Cette dernière considération sur la présence virtuelle des évêques sur les réseaux sociaux s’applique également à de nombreux prêtres, religieux et religieuses, laïcs et laïques. Nous assistons à un redimensionnement du critère territorial qui nous conduit, au moins, à envisager une meilleure articulation avec le fonctionnel et le charismatique ou, si l’on préfère, vers des modèles d’appartenance ecclésiale dans lesquels la préférence pour l’assignation virtuelle se combine avec un engagement limité ou très réduit à la prélature territoriale ou personnelle.

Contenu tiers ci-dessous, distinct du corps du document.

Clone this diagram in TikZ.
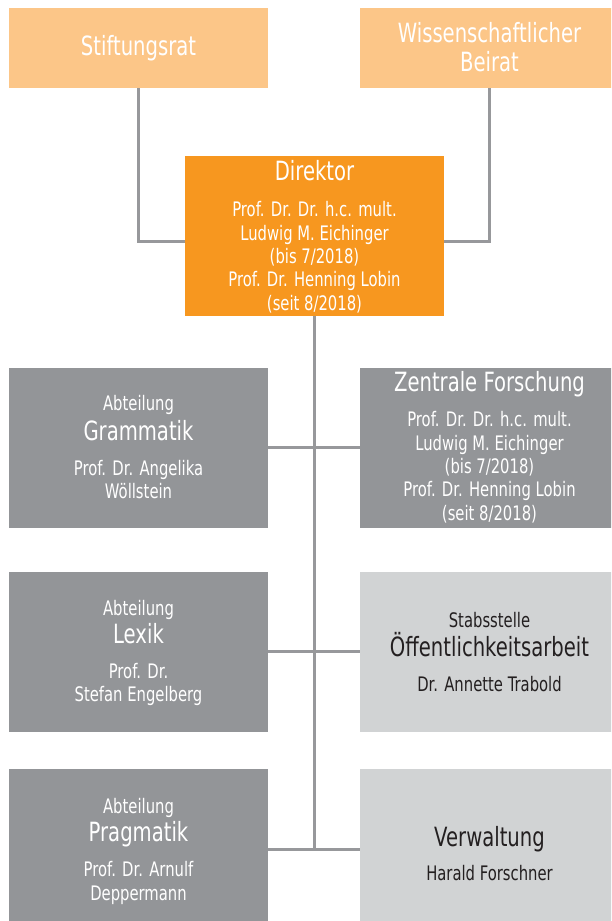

Il s’agit d’une manière d’être Église qui ne doit pas être considérée comme allant de soi, car elle peut être la première d’une longue série. Je crois que les singularités de certains groupes appellent déjà quelque chose de semblable. Je pense en particulier au groupe important des personnes âgées, qui ne sont pas toutes analphabètes numériques. Et, bien sûr, d’autres, les plus jeunes ; et, également, ceux qui sont présents, de préférence, dans des environnements spécialisés ou ceux qui ne se satisfont pas de l’appartenance territoriale, pour quelque raison que ce soit.
Nous devons à Mgr J. Gaillot cette réflexion juridique et théologique à la fois balbutiante et nécessaire, en ces jours où les rappels abondent, tant de « son renvoi papal » que de « son retour » dans la maison ecclésiale, à travers l’œuvre de François et, surtout, de son énorme présence parmi les plus petits du monde, grâce aussi à son diocèse virtuel d’origine.